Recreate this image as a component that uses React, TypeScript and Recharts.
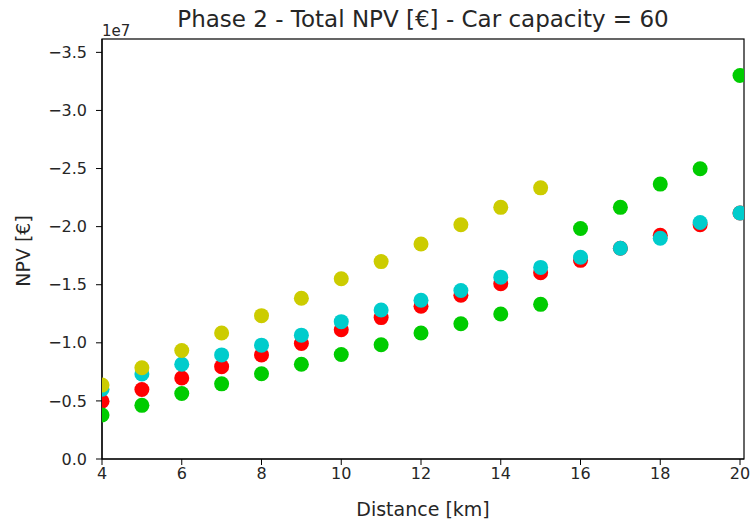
import { ScatterChart, Scatter, XAxis, YAxis, ReferenceArea } from "recharts";

// distance in km, NPV values in units of 1e7 €
const distanceKm = [4, 5, 6, 7, 8, 9, 10, 11, 12, 13, 14, 15, 16, 17, 18, 19, 20];
const yellowDistanceKm = [4, 5, 6, 7, 8, 9, 10, 11, 12, 13, 14, 15];

const npvRed = [-0.497, -0.598, -0.697, -0.795, -0.896, -0.994, -1.113, -1.217, -1.315, -1.409, -1.508, -1.603, -1.71, -1.814, -1.926, -2.016, -2.117];
const npvCyan = [-0.6, -0.731, -0.815, -0.896, -0.98, -1.066, -1.182, -1.283, -1.367, -1.45, -1.565, -1.649, -1.736, -1.814, -1.9, -2.036, -2.117];
const npvGreen = [-0.379, -0.462, -0.564, -0.647, -0.734, -0.815, -0.899, -0.983, -1.084, -1.164, -1.248, -1.331, -1.984, -2.166, -2.366, -2.498, -3.301];
const npvYellow = [-0.636, -0.786, -0.934, -1.084, -1.234, -1.384, -1.552, -1.699, -1.85, -2.016, -2.166, -2.334];

const xTicks = [4, 6, 8, 10, 12, 14, 16, 18, 20];
const yTicks = [0, -0.5, -1, -1.5, -2, -2.5, -3, -3.5];
const X_MIN = 4;
const X_MAX = 20.1;
const Y_TOP = -3.615;

const toPoints = (xs: number[], ys: number[]) => xs.map((x, i) => ({ distance: x, npv: ys[i] }));

const series = [
  { name: "red", color: "#ff0000", data: toPoints(distanceKm, npvRed) },
  { name: "green", color: "#00cc00", data: toPoints(distanceKm, npvGreen) },
  { name: "cyan", color: "#00cccc", data: toPoints(distanceKm, npvCyan) },
  { name: "yellow", color: "#cccc00", data: toPoints(yellowDistanceKm, npvYellow) },
];

const fmt = (v: number) => (v < 0 ? "\u2212" : "") + Math.abs(v).toFixed(1);

const font = "DejaVu Sans";
const textColor = "#262626";

// frame of the axes; also defines the clip region used by the dots
function PlotFrame(props: any) {
  const { x, y, width, height } = props;
  return (
    <g>
      <defs>
        <clipPath id="plot-clip">
          <rect x={x} y={y} width={width} height={height} />
        </clipPath>
      </defs>
      <rect x={x} y={y} width={width} height={height} fill="none" stroke="#000" strokeWidth={1.2} />
    </g>
  );
}

function Dot(props: any) {
  const { cx, cy, fill } = props;
  return <circle cx={cx} cy={cy} r={7.5} fill={fill} clipPath="url(#plot-clip)" />;
}

export default function App() {
  return (
    <div style={{ position: "absolute", left: 0, top: 0, width: 754, height: 525, background: "#fff", fontFamily: font }}>
      <ScatterChart width={754} height={525} margin={{ top: 39, right: 10, bottom: 0, left: 0 }}>
        <XAxis
          type="number"
          dataKey="distance"
          domain={[X_MIN, X_MAX]}
          ticks={xTicks}
          allowDataOverflow
          height={66}
          tickSize={6}
          tickMargin={3}
          axisLine={{ stroke: "#000", strokeWidth: 1.2 }}
          tickLine={{ stroke: "#000" }}
          tick={{ fill: textColor, fontSize: 16, fontFamily: font }}
        />
        <YAxis
          type="number"
          dataKey="npv"
          domain={[Y_TOP, 0]}
          reversed
          ticks={yTicks}
          allowDataOverflow
          width={102}
          tickSize={6}
          tickMargin={9}
          tickFormatter={fmt}
          axisLine={{ stroke: "#000", strokeWidth: 1.2 }}
          tickLine={{ stroke: "#000" }}
          tick={{ fill: textColor, fontSize: 16, fontFamily: font }}
        />
        <ReferenceArea x1={X_MIN} x2={X_MAX} y1={Y_TOP} y2={0} ifOverflow="visible" shape={<PlotFrame />} />
        {series.map((s) => (
          <Scatter key={s.name} data={s.data} fill={s.color} shape={<Dot />} isAnimationActive={false} />
        ))}
      </ScatterChart>
      <svg width={754} height={525} style={{ position: "absolute", left: 0, top: 0, pointerEvents: "none" }}>
        <text x={423} y={27} textAnchor="middle" fontSize={23} fill={textColor} fontFamily={font}>
          Phase 2 - Total NPV [€] - Car capacity = 60
        </text>
        <text x={102} y={36} fontSize={15} fill={textColor} fontFamily={font}>1e7</text>
        <text x={423} y={516} textAnchor="middle" fontSize={19} fill={textColor} fontFamily={font}>Distance [km]</text>
        <text
          x={23}
          y={251}
          textAnchor="middle"
          dominantBaseline="central"
          fontSize={19}
          fill={textColor}
          fontFamily={font}
          transform="rotate(-90 23 251)"
        >
          NPV [€]
        </text>
      </svg>
    </div>
  );
}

Exercise task:
Repeat the data exactly in full, omitting its pictures.

Exercise result:
Recreate this image as a component that uses React, TypeScript and Recharts.
import { ScatterChart, Scatter, XAxis, YAxis, ReferenceArea } from "recharts";

// distance in km, NPV values in units of 1e7 €
const distanceKm = [4, 5, 6, 7, 8, 9, 10, 11, 12, 13, 14, 15, 16, 17, 18, 19, 20];
const yellowDistanceKm = [4, 5, 6, 7, 8, 9, 10, 11, 12, 13, 14, 15];

const npvRed = [-0.497, -0.598, -0.697, -0.795, -0.896, -0.994, -1.113, -1.217, -1.315, -1.409, -1.508, -1.603, -1.71, -1.814, -1.926, -2.016, -2.117];
const npvCyan = [-0.6, -0.731, -0.815, -0.896, -0.98, -1.066, -1.182, -1.283, -1.367, -1.45, -1.565, -1.649, -1.736, -1.814, -1.9, -2.036, -2.117];
const npvGreen = [-0.379, -0.462, -0.564, -0.647, -0.734, -0.815, -0.899, -0.983, -1.084, -1.164, -1.248, -1.331, -1.984, -2.166, -2.366, -2.498, -3.301];
const npvYellow = [-0.636, -0.786, -0.934, -1.084, -1.234, -1.384, -1.552, -1.699, -1.85, -2.016, -2.166, -2.334];

const xTicks = [4, 6, 8, 10, 12, 14, 16, 18, 20];
const yTicks = [0, -0.5, -1, -1.5, -2, -2.5, -3, -3.5];
const X_MIN = 4;
const X_MAX = 20.1;
const Y_TOP = -3.615;

const toPoints = (xs: number[], ys: number[]) => xs.map((x, i) => ({ distance: x, npv: ys[i] }));

const series = [
  { name: "red", color: "#ff0000", data: toPoints(distanceKm, npvRed) },
  { name: "green", color: "#00cc00", data: toPoints(distanceKm, npvGreen) },
  { name: "cyan", color: "#00cccc", data: toPoints(distanceKm, npvCyan) },
  { name: "yellow", color: "#cccc00", data: toPoints(yellowDistanceKm, npvYellow) },
];

const fmt = (v: number) => (v < 0 ? "\u2212" : "") + Math.abs(v).toFixed(1);

const font = "DejaVu Sans";
const textColor = "#262626";

// frame of the axes; also defines the clip region used by the dots
function PlotFrame(props: any) {
  const { x, y, width, height } = props;
  return (
    <g>
      <defs>
        <clipPath id="plot-clip">
          <rect x={x} y={y} width={width} height={height} />
        </clipPath>
      </defs>
      <rect x={x} y={y} width={width} height={height} fill="none" stroke="#000" strokeWidth={1.2} />
    </g>
  );
}

function Dot(props: any) {
  const { cx, cy, fill } = props;
  return <circle cx={cx} cy={cy} r={7.5} fill={fill} clipPath="url(#plot-clip)" />;
}

export default function App() {
  return (
    <div style={{ position: "absolute", left: 0, top: 0, width: 754, height: 525, background: "#fff", fontFamily: font }}>
      <ScatterChart width={754} height={525} margin={{ top: 39, right: 10, bottom: 0, left: 0 }}>
        <XAxis
          type="number"
          dataKey="distance"
          domain={[X_MIN, X_MAX]}
          ticks={xTicks}
          allowDataOverflow
          height={66}
          tickSize={6}
          tickMargin={3}
          axisLine={{ stroke: "#000", strokeWidth: 1.2 }}
          tickLine={{ stroke: "#000" }}
          tick={{ fill: textColor, fontSize: 16, fontFamily: font }}
        />
        <YAxis
          type="number"
          dataKey="npv"
          domain={[Y_TOP, 0]}
          reversed
          ticks={yTicks}
          allowDataOverflow
          width={102}
          tickSize={6}
          tickMargin={9}
          tickFormatter={fmt}
          axisLine={{ stroke: "#000", strokeWidth: 1.2 }}
          tickLine={{ stroke: "#000" }}
          tick={{ fill: textColor, fontSize: 16, fontFamily: font }}
        />
        <ReferenceArea x1={X_MIN} x2={X_MAX} y1={Y_TOP} y2={0} ifOverflow="visible" shape={<PlotFrame />} />
        {series.map((s) => (
          <Scatter key={s.name} data={s.data} fill={s.color} shape={<Dot />} isAnimationActive={false} />
        ))}
      </ScatterChart>
      <svg width={754} height={525} style={{ position: "absolute", left: 0, top: 0, pointerEvents: "none" }}>
        <text x={423} y={27} textAnchor="middle" fontSize={23} fill={textColor} fontFamily={font}>
          Phase 2 - Total NPV [€] - Car capacity = 60
        </text>
        <text x={102} y={36} fontSize={15} fill={textColor} fontFamily={font}>1e7</text>
        <text x={423} y={516} textAnchor="middle" fontSize={19} fill={textColor} fontFamily={font}>Distance [km]</text>
        <text
          x={23}
          y={251}
          textAnchor="middle"
          dominantBaseline="central"
          fontSize={19}
          fill={textColor}
          fontFamily={font}
          transform="rotate(-90 23 251)"
        >
          NPV [€]
        </text>
      </svg>
    </div>
  );
}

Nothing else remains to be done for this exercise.